══ Data to process ══

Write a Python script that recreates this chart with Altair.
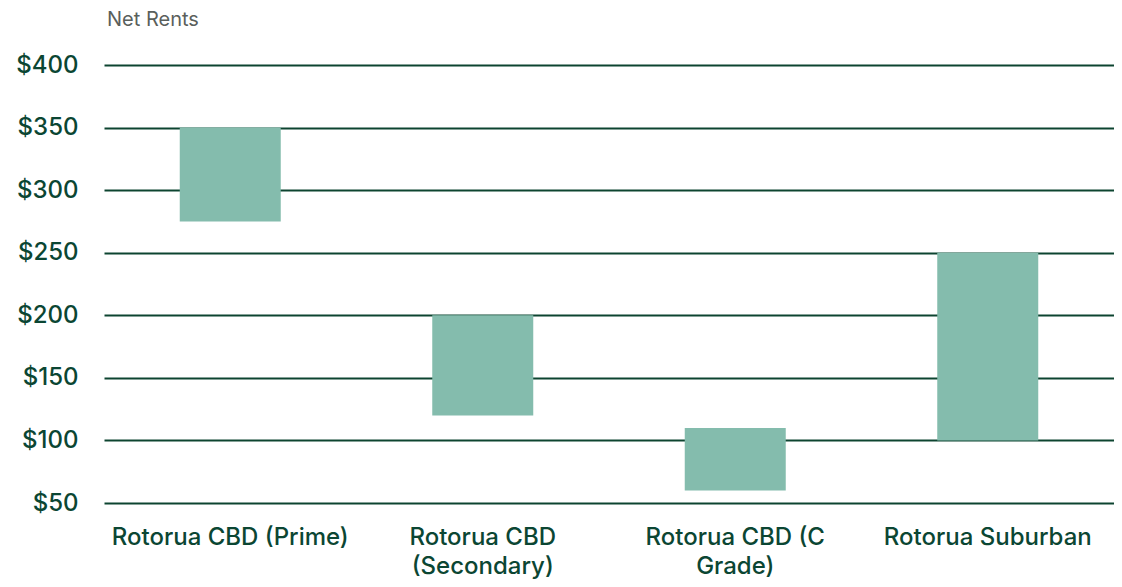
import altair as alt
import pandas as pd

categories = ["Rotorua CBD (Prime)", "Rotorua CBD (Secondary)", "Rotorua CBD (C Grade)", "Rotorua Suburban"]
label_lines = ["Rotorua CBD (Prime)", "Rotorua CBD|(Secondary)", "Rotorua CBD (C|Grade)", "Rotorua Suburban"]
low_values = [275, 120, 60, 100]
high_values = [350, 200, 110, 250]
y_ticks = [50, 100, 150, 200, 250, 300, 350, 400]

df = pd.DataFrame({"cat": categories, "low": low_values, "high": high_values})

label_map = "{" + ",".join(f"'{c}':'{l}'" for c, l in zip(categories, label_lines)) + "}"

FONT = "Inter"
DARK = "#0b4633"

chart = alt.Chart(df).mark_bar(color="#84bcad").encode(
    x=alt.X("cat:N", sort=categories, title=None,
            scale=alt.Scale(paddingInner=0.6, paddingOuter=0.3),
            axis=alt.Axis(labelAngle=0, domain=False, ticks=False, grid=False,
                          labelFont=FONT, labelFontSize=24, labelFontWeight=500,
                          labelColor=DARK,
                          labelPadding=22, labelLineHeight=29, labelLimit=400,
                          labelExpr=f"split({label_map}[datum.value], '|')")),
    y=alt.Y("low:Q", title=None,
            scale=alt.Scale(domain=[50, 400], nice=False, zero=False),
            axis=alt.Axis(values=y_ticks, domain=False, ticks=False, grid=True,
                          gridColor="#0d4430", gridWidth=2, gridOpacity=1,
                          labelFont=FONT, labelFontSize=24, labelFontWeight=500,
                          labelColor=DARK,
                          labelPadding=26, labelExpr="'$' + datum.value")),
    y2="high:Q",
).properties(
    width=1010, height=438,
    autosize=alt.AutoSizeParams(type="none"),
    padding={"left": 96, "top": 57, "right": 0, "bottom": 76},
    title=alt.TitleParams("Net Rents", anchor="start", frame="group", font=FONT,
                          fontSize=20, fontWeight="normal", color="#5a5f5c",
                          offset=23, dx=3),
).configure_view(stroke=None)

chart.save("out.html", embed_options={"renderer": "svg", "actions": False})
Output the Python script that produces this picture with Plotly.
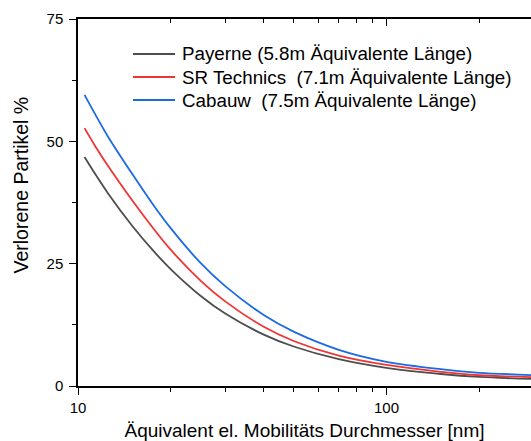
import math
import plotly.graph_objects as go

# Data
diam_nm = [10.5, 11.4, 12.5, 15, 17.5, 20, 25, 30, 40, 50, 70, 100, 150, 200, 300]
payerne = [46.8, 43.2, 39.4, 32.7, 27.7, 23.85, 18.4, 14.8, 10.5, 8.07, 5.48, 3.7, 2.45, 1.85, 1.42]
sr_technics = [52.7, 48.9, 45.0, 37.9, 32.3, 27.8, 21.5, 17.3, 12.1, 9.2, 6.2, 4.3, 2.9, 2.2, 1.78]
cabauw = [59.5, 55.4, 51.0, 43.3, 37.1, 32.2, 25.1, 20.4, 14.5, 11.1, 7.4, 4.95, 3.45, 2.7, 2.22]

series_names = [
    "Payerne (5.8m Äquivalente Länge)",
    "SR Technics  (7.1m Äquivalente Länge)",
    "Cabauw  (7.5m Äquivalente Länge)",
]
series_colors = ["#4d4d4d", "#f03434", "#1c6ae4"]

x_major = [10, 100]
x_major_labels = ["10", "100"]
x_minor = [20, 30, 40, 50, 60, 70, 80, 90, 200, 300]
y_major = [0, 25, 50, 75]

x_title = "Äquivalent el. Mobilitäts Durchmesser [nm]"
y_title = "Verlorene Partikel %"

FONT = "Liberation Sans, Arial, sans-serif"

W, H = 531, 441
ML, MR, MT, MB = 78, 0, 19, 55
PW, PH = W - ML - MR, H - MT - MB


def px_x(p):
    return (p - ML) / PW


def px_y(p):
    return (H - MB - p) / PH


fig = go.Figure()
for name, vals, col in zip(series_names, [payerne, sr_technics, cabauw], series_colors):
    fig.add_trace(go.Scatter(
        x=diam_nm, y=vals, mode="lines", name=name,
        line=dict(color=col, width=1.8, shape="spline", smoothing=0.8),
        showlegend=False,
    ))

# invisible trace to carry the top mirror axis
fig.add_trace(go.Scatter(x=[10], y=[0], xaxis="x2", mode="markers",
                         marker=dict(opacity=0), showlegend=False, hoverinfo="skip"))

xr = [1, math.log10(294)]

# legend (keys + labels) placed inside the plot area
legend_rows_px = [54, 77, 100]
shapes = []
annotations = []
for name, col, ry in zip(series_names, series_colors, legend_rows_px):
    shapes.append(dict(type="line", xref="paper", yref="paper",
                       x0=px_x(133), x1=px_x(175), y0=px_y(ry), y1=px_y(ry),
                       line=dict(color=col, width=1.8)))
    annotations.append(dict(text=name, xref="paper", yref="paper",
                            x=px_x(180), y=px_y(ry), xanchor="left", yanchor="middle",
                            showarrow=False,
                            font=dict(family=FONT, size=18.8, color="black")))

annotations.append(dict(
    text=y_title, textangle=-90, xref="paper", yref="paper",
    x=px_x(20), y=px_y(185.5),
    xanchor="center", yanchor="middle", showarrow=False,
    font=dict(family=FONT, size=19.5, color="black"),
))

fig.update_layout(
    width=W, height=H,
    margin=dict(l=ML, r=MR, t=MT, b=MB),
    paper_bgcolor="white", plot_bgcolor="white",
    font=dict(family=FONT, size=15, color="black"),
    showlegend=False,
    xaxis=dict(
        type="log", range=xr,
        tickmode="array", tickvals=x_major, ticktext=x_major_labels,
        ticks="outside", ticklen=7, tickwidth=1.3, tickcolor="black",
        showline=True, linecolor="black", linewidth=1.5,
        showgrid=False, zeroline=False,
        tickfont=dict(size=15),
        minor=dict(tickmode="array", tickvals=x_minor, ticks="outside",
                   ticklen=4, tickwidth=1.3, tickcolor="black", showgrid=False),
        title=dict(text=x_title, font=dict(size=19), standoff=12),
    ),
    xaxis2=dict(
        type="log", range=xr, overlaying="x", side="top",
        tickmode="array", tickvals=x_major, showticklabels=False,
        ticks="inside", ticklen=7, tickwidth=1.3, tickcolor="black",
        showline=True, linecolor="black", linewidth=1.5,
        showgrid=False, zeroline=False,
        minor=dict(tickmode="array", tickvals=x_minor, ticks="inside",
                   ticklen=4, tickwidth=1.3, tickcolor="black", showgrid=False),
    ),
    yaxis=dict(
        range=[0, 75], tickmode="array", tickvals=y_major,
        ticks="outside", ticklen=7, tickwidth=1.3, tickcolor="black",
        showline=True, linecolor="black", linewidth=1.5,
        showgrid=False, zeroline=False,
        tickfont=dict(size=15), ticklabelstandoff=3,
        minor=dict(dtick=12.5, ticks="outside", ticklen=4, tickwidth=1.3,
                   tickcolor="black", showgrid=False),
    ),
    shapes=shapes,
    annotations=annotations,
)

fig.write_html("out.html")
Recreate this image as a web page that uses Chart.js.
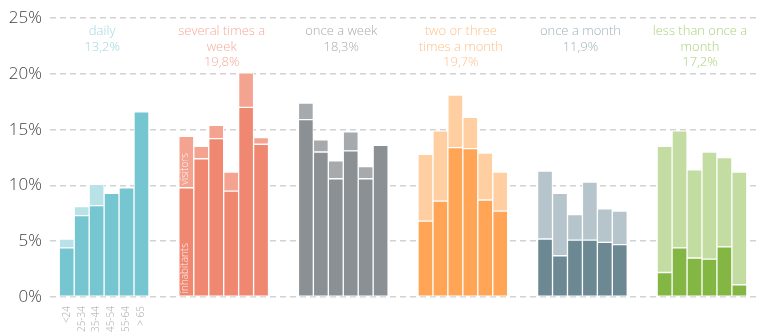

═══

### What the exercise asks
None of the pictures should appear; repeat the records exactly otherwise.

### Solution
Write a Python script that recreates this chart with Altair.
import altair as alt
import pandas as pd

categories = ["Rotorua CBD (Prime)", "Rotorua CBD (Secondary)", "Rotorua CBD (C Grade)", "Rotorua Suburban"]
label_lines = ["Rotorua CBD (Prime)", "Rotorua CBD|(Secondary)", "Rotorua CBD (C|Grade)", "Rotorua Suburban"]
low_values = [275, 120, 60, 100]
high_values = [350, 200, 110, 250]
y_ticks = [50, 100, 150, 200, 250, 300, 350, 400]

df = pd.DataFrame({"cat": categories, "low": low_values, "high": high_values})

label_map = "{" + ",".join(f"'{c}':'{l}'" for c, l in zip(categories, label_lines)) + "}"

FONT = "Inter"
DARK = "#0b4633"

chart = alt.Chart(df).mark_bar(color="#84bcad").encode(
    x=alt.X("cat:N", sort=categories, title=None,
            scale=alt.Scale(paddingInner=0.6, paddingOuter=0.3),
            axis=alt.Axis(labelAngle=0, domain=False, ticks=False, grid=False,
                          labelFont=FONT, labelFontSize=24, labelFontWeight=500,
                          labelColor=DARK,
                          labelPadding=22, labelLineHeight=29, labelLimit=400,
                          labelExpr=f"split({label_map}[datum.value], '|')")),
    y=alt.Y("low:Q", title=None,
            scale=alt.Scale(domain=[50, 400], nice=False, zero=False),
            axis=alt.Axis(values=y_ticks, domain=False, ticks=False, grid=True,
                          gridColor="#0d4430", gridWidth=2, gridOpacity=1,
                          labelFont=FONT, labelFontSize=24, labelFontWeight=500,
                          labelColor=DARK,
                          labelPadding=26, labelExpr="'$' + datum.value")),
    y2="high:Q",
).properties(
    width=1010, height=438,
    autosize=alt.AutoSizeParams(type="none"),
    padding={"left": 96, "top": 57, "right": 0, "bottom": 76},
    title=alt.TitleParams("Net Rents", anchor="start", frame="group", font=FONT,
                          fontSize=20, fontWeight="normal", color="#5a5f5c",
                          offset=23, dx=3),
).configure_view(stroke=None)

chart.save("out.html", embed_options={"renderer": "svg", "actions": False})
Output the Python script that produces this picture with Plotly.
import math
import plotly.graph_objects as go

# Data
diam_nm = [10.5, 11.4, 12.5, 15, 17.5, 20, 25, 30, 40, 50, 70, 100, 150, 200, 300]
payerne = [46.8, 43.2, 39.4, 32.7, 27.7, 23.85, 18.4, 14.8, 10.5, 8.07, 5.48, 3.7, 2.45, 1.85, 1.42]
sr_technics = [52.7, 48.9, 45.0, 37.9, 32.3, 27.8, 21.5, 17.3, 12.1, 9.2, 6.2, 4.3, 2.9, 2.2, 1.78]
cabauw = [59.5, 55.4, 51.0, 43.3, 37.1, 32.2, 25.1, 20.4, 14.5, 11.1, 7.4, 4.95, 3.45, 2.7, 2.22]

series_names = [
    "Payerne (5.8m Äquivalente Länge)",
    "SR Technics  (7.1m Äquivalente Länge)",
    "Cabauw  (7.5m Äquivalente Länge)",
]
series_colors = ["#4d4d4d", "#f03434", "#1c6ae4"]

x_major = [10, 100]
x_major_labels = ["10", "100"]
x_minor = [20, 30, 40, 50, 60, 70, 80, 90, 200, 300]
y_major = [0, 25, 50, 75]

x_title = "Äquivalent el. Mobilitäts Durchmesser [nm]"
y_title = "Verlorene Partikel %"

FONT = "Liberation Sans, Arial, sans-serif"

W, H = 531, 441
ML, MR, MT, MB = 78, 0, 19, 55
PW, PH = W - ML - MR, H - MT - MB


def px_x(p):
    return (p - ML) / PW


def px_y(p):
    return (H - MB - p) / PH


fig = go.Figure()
for name, vals, col in zip(series_names, [payerne, sr_technics, cabauw], series_colors):
    fig.add_trace(go.Scatter(
        x=diam_nm, y=vals, mode="lines", name=name,
        line=dict(color=col, width=1.8, shape="spline", smoothing=0.8),
        showlegend=False,
    ))

# invisible trace to carry the top mirror axis
fig.add_trace(go.Scatter(x=[10], y=[0], xaxis="x2", mode="markers",
                         marker=dict(opacity=0), showlegend=False, hoverinfo="skip"))

xr = [1, math.log10(294)]

# legend (keys + labels) placed inside the plot area
legend_rows_px = [54, 77, 100]
shapes = []
annotations = []
for name, col, ry in zip(series_names, series_colors, legend_rows_px):
    shapes.append(dict(type="line", xref="paper", yref="paper",
                       x0=px_x(133), x1=px_x(175), y0=px_y(ry), y1=px_y(ry),
                       line=dict(color=col, width=1.8)))
    annotations.append(dict(text=name, xref="paper", yref="paper",
                            x=px_x(180), y=px_y(ry), xanchor="left", yanchor="middle",
                            showarrow=False,
                            font=dict(family=FONT, size=18.8, color="black")))

annotations.append(dict(
    text=y_title, textangle=-90, xref="paper", yref="paper",
    x=px_x(20), y=px_y(185.5),
    xanchor="center", yanchor="middle", showarrow=False,
    font=dict(family=FONT, size=19.5, color="black"),
))

fig.update_layout(
    width=W, height=H,
    margin=dict(l=ML, r=MR, t=MT, b=MB),
    paper_bgcolor="white", plot_bgcolor="white",
    font=dict(family=FONT, size=15, color="black"),
    showlegend=False,
    xaxis=dict(
        type="log", range=xr,
        tickmode="array", tickvals=x_major, ticktext=x_major_labels,
        ticks="outside", ticklen=7, tickwidth=1.3, tickcolor="black",
        showline=True, linecolor="black", linewidth=1.5,
        showgrid=False, zeroline=False,
        tickfont=dict(size=15),
        minor=dict(tickmode="array", tickvals=x_minor, ticks="outside",
                   ticklen=4, tickwidth=1.3, tickcolor="black", showgrid=False),
        title=dict(text=x_title, font=dict(size=19), standoff=12),
    ),
    xaxis2=dict(
        type="log", range=xr, overlaying="x", side="top",
        tickmode="array", tickvals=x_major, showticklabels=False,
        ticks="inside", ticklen=7, tickwidth=1.3, tickcolor="black",
        showline=True, linecolor="black", linewidth=1.5,
        showgrid=False, zeroline=False,
        minor=dict(tickmode="array", tickvals=x_minor, ticks="inside",
                   ticklen=4, tickwidth=1.3, tickcolor="black", showgrid=False),
    ),
    yaxis=dict(
        range=[0, 75], tickmode="array", tickvals=y_major,
        ticks="outside", ticklen=7, tickwidth=1.3, tickcolor="black",
        showline=True, linecolor="black", linewidth=1.5,
        showgrid=False, zeroline=False,
        tickfont=dict(size=15), ticklabelstandoff=3,
        minor=dict(dtick=12.5, ticks="outside", ticklen=4, tickwidth=1.3,
                   tickcolor="black", showgrid=False),
    ),
    shapes=shapes,
    annotations=annotations,
)

fig.write_html("out.html")
Recreate this image as a web page that uses Chart.js.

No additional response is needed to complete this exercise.